# Problem to solve
Your task is to copy the listing exactly. Drop any pictures from the copy.

○ ○ ○ ○

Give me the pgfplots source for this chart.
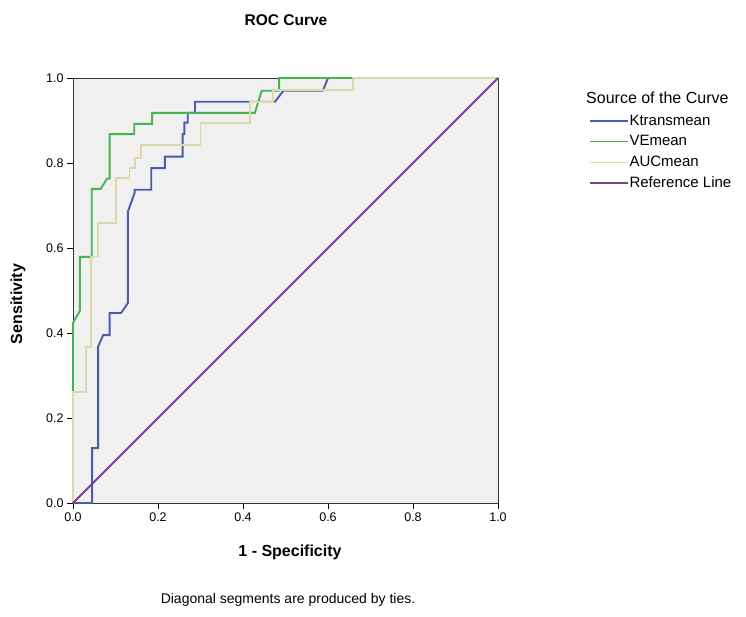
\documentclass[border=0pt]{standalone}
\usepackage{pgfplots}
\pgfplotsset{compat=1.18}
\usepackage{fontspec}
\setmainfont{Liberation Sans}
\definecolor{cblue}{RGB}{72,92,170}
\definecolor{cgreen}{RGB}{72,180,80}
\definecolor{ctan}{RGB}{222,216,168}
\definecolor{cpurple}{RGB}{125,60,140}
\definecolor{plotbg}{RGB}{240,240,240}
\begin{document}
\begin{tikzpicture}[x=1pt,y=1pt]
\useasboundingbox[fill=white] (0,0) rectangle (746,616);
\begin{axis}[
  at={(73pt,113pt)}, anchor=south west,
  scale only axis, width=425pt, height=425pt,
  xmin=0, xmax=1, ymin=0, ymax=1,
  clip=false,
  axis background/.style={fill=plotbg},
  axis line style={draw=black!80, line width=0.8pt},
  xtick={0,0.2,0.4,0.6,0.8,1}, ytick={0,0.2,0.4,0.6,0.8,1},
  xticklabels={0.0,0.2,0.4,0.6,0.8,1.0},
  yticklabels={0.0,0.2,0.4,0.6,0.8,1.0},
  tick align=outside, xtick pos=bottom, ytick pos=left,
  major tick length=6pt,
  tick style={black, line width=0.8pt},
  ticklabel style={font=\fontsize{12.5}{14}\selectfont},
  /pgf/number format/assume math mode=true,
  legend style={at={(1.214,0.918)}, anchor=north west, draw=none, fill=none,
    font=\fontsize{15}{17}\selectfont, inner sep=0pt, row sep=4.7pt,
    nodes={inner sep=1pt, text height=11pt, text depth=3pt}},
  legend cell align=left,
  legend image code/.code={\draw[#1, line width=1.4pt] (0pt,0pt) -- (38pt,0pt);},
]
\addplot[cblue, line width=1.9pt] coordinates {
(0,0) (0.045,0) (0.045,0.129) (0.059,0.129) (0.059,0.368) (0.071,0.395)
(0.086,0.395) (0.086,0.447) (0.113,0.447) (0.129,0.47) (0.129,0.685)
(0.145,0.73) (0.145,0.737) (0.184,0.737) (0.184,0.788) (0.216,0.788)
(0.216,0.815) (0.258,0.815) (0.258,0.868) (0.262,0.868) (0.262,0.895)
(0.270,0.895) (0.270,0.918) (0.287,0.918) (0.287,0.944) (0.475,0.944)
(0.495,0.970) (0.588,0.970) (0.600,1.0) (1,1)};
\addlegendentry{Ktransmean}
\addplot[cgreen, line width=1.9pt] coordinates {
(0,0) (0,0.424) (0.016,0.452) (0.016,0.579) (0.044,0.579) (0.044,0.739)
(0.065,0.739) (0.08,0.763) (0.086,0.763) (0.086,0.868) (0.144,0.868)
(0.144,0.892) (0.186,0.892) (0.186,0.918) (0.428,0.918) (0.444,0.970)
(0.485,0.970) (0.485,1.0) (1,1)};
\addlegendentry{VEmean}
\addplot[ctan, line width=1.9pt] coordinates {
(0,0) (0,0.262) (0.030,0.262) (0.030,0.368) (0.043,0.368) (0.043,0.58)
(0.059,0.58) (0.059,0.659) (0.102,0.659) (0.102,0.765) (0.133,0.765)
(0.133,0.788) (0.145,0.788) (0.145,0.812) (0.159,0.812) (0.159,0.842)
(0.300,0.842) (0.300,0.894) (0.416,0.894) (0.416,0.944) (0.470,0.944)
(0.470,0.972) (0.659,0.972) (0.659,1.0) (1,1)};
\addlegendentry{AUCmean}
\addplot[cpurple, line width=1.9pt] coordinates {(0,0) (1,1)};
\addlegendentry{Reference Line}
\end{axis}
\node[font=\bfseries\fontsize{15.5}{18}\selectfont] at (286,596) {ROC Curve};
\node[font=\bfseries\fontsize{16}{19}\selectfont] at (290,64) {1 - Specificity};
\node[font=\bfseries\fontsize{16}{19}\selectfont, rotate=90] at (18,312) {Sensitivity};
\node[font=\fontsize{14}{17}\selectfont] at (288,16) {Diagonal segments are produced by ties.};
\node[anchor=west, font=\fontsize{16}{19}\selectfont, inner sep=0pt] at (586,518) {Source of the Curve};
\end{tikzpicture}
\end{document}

○ ○ ○ ○

# Reply
Give me the pgfplots source for this chart.
\documentclass[border=0pt]{standalone}
\usepackage{pgfplots}
\pgfplotsset{compat=1.18}
\usepackage{fontspec}
\setmainfont{Liberation Sans}
\definecolor{cblue}{RGB}{72,92,170}
\definecolor{cgreen}{RGB}{72,180,80}
\definecolor{ctan}{RGB}{222,216,168}
\definecolor{cpurple}{RGB}{125,60,140}
\definecolor{plotbg}{RGB}{240,240,240}
\begin{document}
\begin{tikzpicture}[x=1pt,y=1pt]
\useasboundingbox[fill=white] (0,0) rectangle (746,616);
\begin{axis}[
  at={(73pt,113pt)}, anchor=south west,
  scale only axis, width=425pt, height=425pt,
  xmin=0, xmax=1, ymin=0, ymax=1,
  clip=false,
  axis background/.style={fill=plotbg},
  axis line style={draw=black!80, line width=0.8pt},
  xtick={0,0.2,0.4,0.6,0.8,1}, ytick={0,0.2,0.4,0.6,0.8,1},
  xticklabels={0.0,0.2,0.4,0.6,0.8,1.0},
  yticklabels={0.0,0.2,0.4,0.6,0.8,1.0},
  tick align=outside, xtick pos=bottom, ytick pos=left,
  major tick length=6pt,
  tick style={black, line width=0.8pt},
  ticklabel style={font=\fontsize{12.5}{14}\selectfont},
  /pgf/number format/assume math mode=true,
  legend style={at={(1.214,0.918)}, anchor=north west, draw=none, fill=none,
    font=\fontsize{15}{17}\selectfont, inner sep=0pt, row sep=4.7pt,
    nodes={inner sep=1pt, text height=11pt, text depth=3pt}},
  legend cell align=left,
  legend image code/.code={\draw[#1, line width=1.4pt] (0pt,0pt) -- (38pt,0pt);},
]
\addplot[cblue, line width=1.9pt] coordinates {
(0,0) (0.045,0) (0.045,0.129) (0.059,0.129) (0.059,0.368) (0.071,0.395)
(0.086,0.395) (0.086,0.447) (0.113,0.447) (0.129,0.47) (0.129,0.685)
(0.145,0.73) (0.145,0.737) (0.184,0.737) (0.184,0.788) (0.216,0.788)
(0.216,0.815) (0.258,0.815) (0.258,0.868) (0.262,0.868) (0.262,0.895)
(0.270,0.895) (0.270,0.918) (0.287,0.918) (0.287,0.944) (0.475,0.944)
(0.495,0.970) (0.588,0.970) (0.600,1.0) (1,1)};
\addlegendentry{Ktransmean}
\addplot[cgreen, line width=1.9pt] coordinates {
(0,0) (0,0.424) (0.016,0.452) (0.016,0.579) (0.044,0.579) (0.044,0.739)
(0.065,0.739) (0.08,0.763) (0.086,0.763) (0.086,0.868) (0.144,0.868)
(0.144,0.892) (0.186,0.892) (0.186,0.918) (0.428,0.918) (0.444,0.970)
(0.485,0.970) (0.485,1.0) (1,1)};
\addlegendentry{VEmean}
\addplot[ctan, line width=1.9pt] coordinates {
(0,0) (0,0.262) (0.030,0.262) (0.030,0.368) (0.043,0.368) (0.043,0.58)
(0.059,0.58) (0.059,0.659) (0.102,0.659) (0.102,0.765) (0.133,0.765)
(0.133,0.788) (0.145,0.788) (0.145,0.812) (0.159,0.812) (0.159,0.842)
(0.300,0.842) (0.300,0.894) (0.416,0.894) (0.416,0.944) (0.470,0.944)
(0.470,0.972) (0.659,0.972) (0.659,1.0) (1,1)};
\addlegendentry{AUCmean}
\addplot[cpurple, line width=1.9pt] coordinates {(0,0) (1,1)};
\addlegendentry{Reference Line}
\end{axis}
\node[font=\bfseries\fontsize{15.5}{18}\selectfont] at (286,596) {ROC Curve};
\node[font=\bfseries\fontsize{16}{19}\selectfont] at (290,64) {1 - Specificity};
\node[font=\bfseries\fontsize{16}{19}\selectfont, rotate=90] at (18,312) {Sensitivity};
\node[font=\fontsize{14}{17}\selectfont] at (288,16) {Diagonal segments are produced by ties.};
\node[anchor=west, font=\fontsize{16}{19}\selectfont, inner sep=0pt] at (586,518) {Source of the Curve};
\end{tikzpicture}
\end{document}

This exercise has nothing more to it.